Nunatsiaq Online
NEWS: Nunavut November 18, 2016 - 7:00 am

Codeshare kaput: First Air ends flight sharing deal with Canadian North

Airlines to fly solo after May 2017; codeshare flights booked after that will be re-booked

NUNATSIAQ NEWS
Faced with an investigation into price-fixing from the Competition Bureau of Canada and mounting criticism from Nunavut leaders and residents, First Air announced it will bail out of its codeshare agreement with Canadian North as of March 16, 2017 and fly solo thereafter. (FILE PHOTO)
Faced with an investigation into price-fixing from the Competition Bureau of Canada and mounting criticism from Nunavut leaders and residents, First Air announced it will bail out of its codeshare agreement with Canadian North as of March 16, 2017 and fly solo thereafter. (FILE PHOTO)

First Air has filed for divorce just shy of the two-year anniversary of its codeshare marriage with Canadian North, saying in a Nov. 17 news release that it plans to walk away from Canadian North on May 16, 2017.

Customers “have told us that they strongly prefer to fly First Air on its own,” said First Air’s president and CEO, Brock Friesen, in the release.

In May 2015, the two airlines signed their codeshare agreement which allowed them to share routes rather than duplicate services.

By early 2017, First Air said it will have all six of its new ATR42-500 jets in service bringing its ATR fleet to 13.

So, together with a “capacity purchase arrangement” with Summit Air and a joint freighter service with Cargojet, First Air, “now has ample fleet to provide a robust schedule in both the Eastern and Western Arctic,” Friesen added in the release.

Canadian North appears to have been caught off guard by First Air’s change of heart.

In a brief statement released to media late Nov. 17, Canadian North president Steve Hankirk said the company was “disappointed by First Air’s sudden, unilateral decision to terminate the codeshare agreement with our airline, given the numerous efficiencies and schedule improvements it had enabled.”

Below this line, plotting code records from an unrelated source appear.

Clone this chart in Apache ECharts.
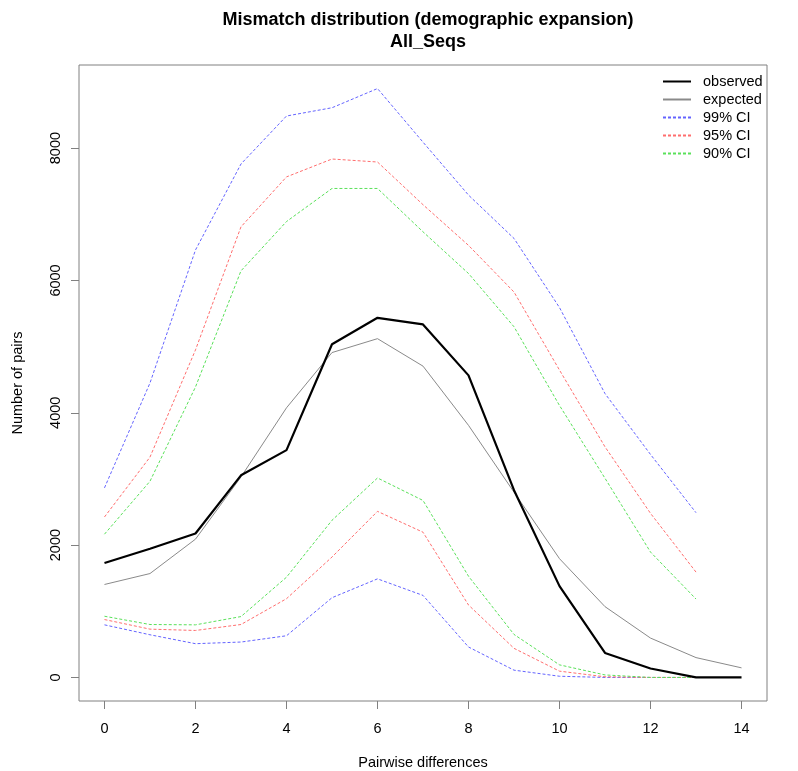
<!DOCTYPE html>
<html>
<head>
<meta charset="utf-8">
<script src="https://cdn.jsdelivr.net/npm/echarts@6/dist/echarts.min.js"></script>
<style>
html,body{margin:0;padding:0;background:#fff;}
#chart{width:798px;height:771px;}
</style>
</head>
<body>
<div id="chart"></div>
<script>
var diffs = [0,1,2,3,4,5,6,7,8,9,10,11,12,13,14];
var observed = [1730,1945,2175,3055,3435,5035,5435,5335,4565,2830,1380,370,135,0,0];
var expected = [1405,1570,2090,3030,4075,4910,5120,4705,3810,2800,1795,1070,595,300,145];
var ci99Upper = [2865,4450,6460,7760,8485,8610,8900,8090,7290,6635,5590,4290,3370,2490];
var ci95Upper = [2425,3330,4950,6810,7565,7835,7790,7145,6530,5825,4645,3485,2480,1592];
var ci90Upper = [2165,2965,4390,6145,6890,7390,7390,6735,6105,5300,4110,3010,1895,1185];
var ci99Lower = [795,645,510,535,630,1205,1490,1240,460,110,18,0,0,0];
var ci95Lower = [875,730,710,800,1190,1820,2510,2195,1095,440,95,10,0,0];
var ci90Lower = [925,800,795,920,1515,2375,3015,2675,1530,650,190,38,0,0];
var xTicks = [0,2,4,6,8,10,12,14];
var yTicks = [0,2000,4000,6000,8000];

function pairs(vals){ return vals.map(function(v,i){ return [diffs[i], v]; }); }

var allVals = [].concat(observed, expected, ci99Upper, ci95Upper, ci90Upper, ci99Lower, ci95Lower, ci90Lower);
var yMinD = Math.min.apply(null, allVals), yMaxD = Math.max.apply(null, allVals);
var yPad = (yMaxD - yMinD) * 0.04;
var xMinD = diffs[0], xMaxD = diffs[diffs.length-1];
var xPad = (xMaxD - xMinD) * 0.04;

var FONT = 'Liberation Sans, Arial, sans-serif';
var AXIS_COL = '#808080';
var BLUE = 'rgb(100,100,255)', RED = 'rgb(255,110,110)', GREEN = 'rgb(90,225,90)';

function dashed(name, vals, color){
  return {name:name, type:'line', data:pairs(vals), showSymbol:false, symbol:'none',
    lineStyle:{color:color, width:1, type:[3,2]}, itemStyle:{color:color}, silent:true, animation:false, z:2};
}

var chart = echarts.init(document.getElementById('chart'), null, {renderer:'canvas'});
chart.setOption({
  backgroundColor:'#fff',
  animation:false,
  title:{
    text:'Mismatch distribution (demographic expansion)\nAll_Seqs',
    left:423, top:4, textAlign:'center',
    textStyle:{fontFamily:FONT, fontSize:18, fontWeight:'bold', color:'#000', lineHeight:22}
  },
  legend:{
    orient:'vertical', left:662, top:74, padding:0, itemWidth:28, itemHeight:14, itemGap:3,
    itemStyle:{opacity:0},
    textStyle:{fontFamily:FONT, fontSize:14.5, color:'#000', padding:[0,0,0,7]},
    data:['observed','expected','99% CI','95% CI','90% CI'],
    selectedMode:false
  },
  grid:{left:79, right:31, top:65, bottom:70, show:true, borderColor:AXIS_COL, borderWidth:1,
    backgroundColor:'transparent', containLabel:false, outerBoundsMode:'none'},
  xAxis:{
    type:'value', min:xMinD - xPad, max:xMaxD + xPad,
    name:'Pairwise differences', nameLocation:'middle', nameGap:54,
    nameTextStyle:{fontFamily:FONT, fontSize:14.5, color:'#000'},
    axisLine:{show:false, onZero:false},
    axisTick:{show:true, inside:false, length:8, lineStyle:{color:AXIS_COL}, customValues:xTicks},
    axisLabel:{fontFamily:FONT, fontSize:14.5, color:'#000', margin:20, customValues:xTicks},
    splitLine:{show:false}
  },
  yAxis:{
    type:'value', min:yMinD - yPad, max:yMaxD + yPad,
    name:'Number of pairs', nameLocation:'middle', nameGap:54, nameRotate:90,
    nameTextStyle:{fontFamily:FONT, fontSize:14.5, color:'#000'},
    axisLine:{show:false, onZero:false},
    axisTick:{show:true, inside:false, length:8, lineStyle:{color:AXIS_COL}, customValues:yTicks},
    axisLabel:{fontFamily:FONT, fontSize:14.5, color:'#000', margin:16, rotate:90, customValues:yTicks,
      formatter:function(v){ return String(v); }},
    splitLine:{show:false}
  },
  series:[
    {name:'observed', type:'line', data:pairs(observed), showSymbol:false, symbol:'none',
      lineStyle:{color:'#000', width:2.2}, itemStyle:{color:'#000'}, z:4},
    {name:'expected', type:'line', data:pairs(expected), showSymbol:false, symbol:'none',
      lineStyle:{color:'#8a8a8a', width:1}, itemStyle:{color:'#8a8a8a'}, z:3},
    dashed('99% CI', ci99Upper, BLUE),
    dashed('99% CI', ci99Lower, BLUE),
    dashed('95% CI', ci95Upper, RED),
    dashed('95% CI', ci95Lower, RED),
    dashed('90% CI', ci90Upper, GREEN),
    dashed('90% CI', ci90Lower, GREEN)
  ]
});
</script>
</body>
</html>
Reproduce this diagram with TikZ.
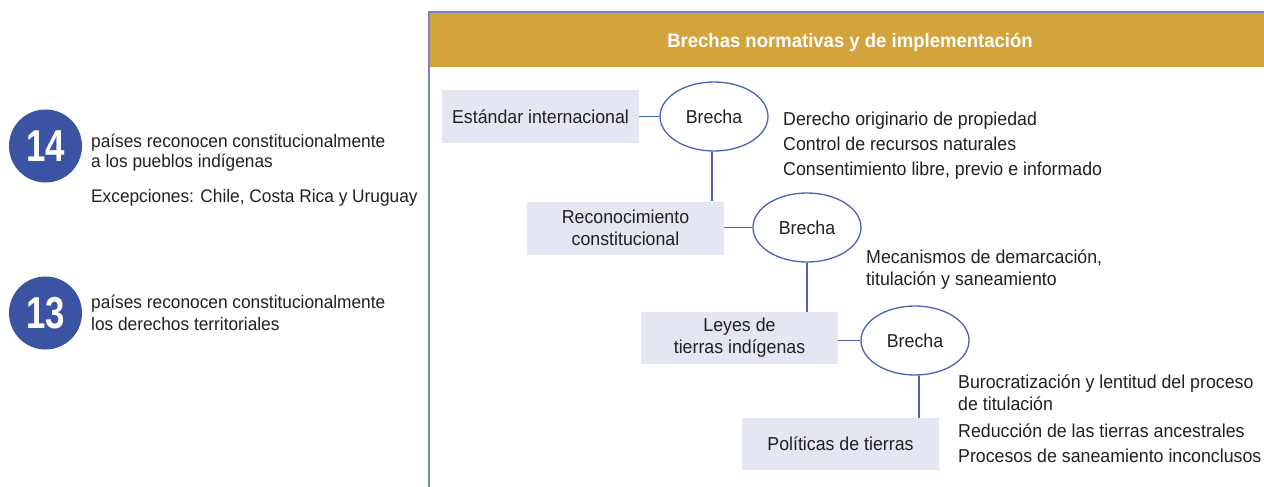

Acknowledging that air service for northerners is “a vital lifeline,” Hankirk thanked customers for their support.

“We will continue to do all that we can to remain your airline of choice by offering competitive pricing and exceptional customer service, with safe operations always our number one priority.”

Codeshare earned few fans and much scorn north of 60.

Customers from east to west complained about overbooked flights, poor schedules and waylaid cargo as well as medical travel and prescription drug delays.

The deal prompted criticism from Nunavut’s premier, a round of public scrutiny at the Nunavut legislature, a threat to end a long-standing medical travel contract and an investigation into price-fixing by the Competition Bureau of Canada.

The codeshare agreements followed a failed attempt to merge the two airlines in 2014, when they began talks aimed at creating a single airline for the North.

But those merger negotiations died in October 2014 and neither of the two sides ever explained why.

Customers holding reservations beyond May 16, 2017 will automatically be re-confirmed on a new flight if their flight schedule has changed, First Air’s news release said.

Should they have further questions, customers can check online or call customer service at 1-800-267-1247.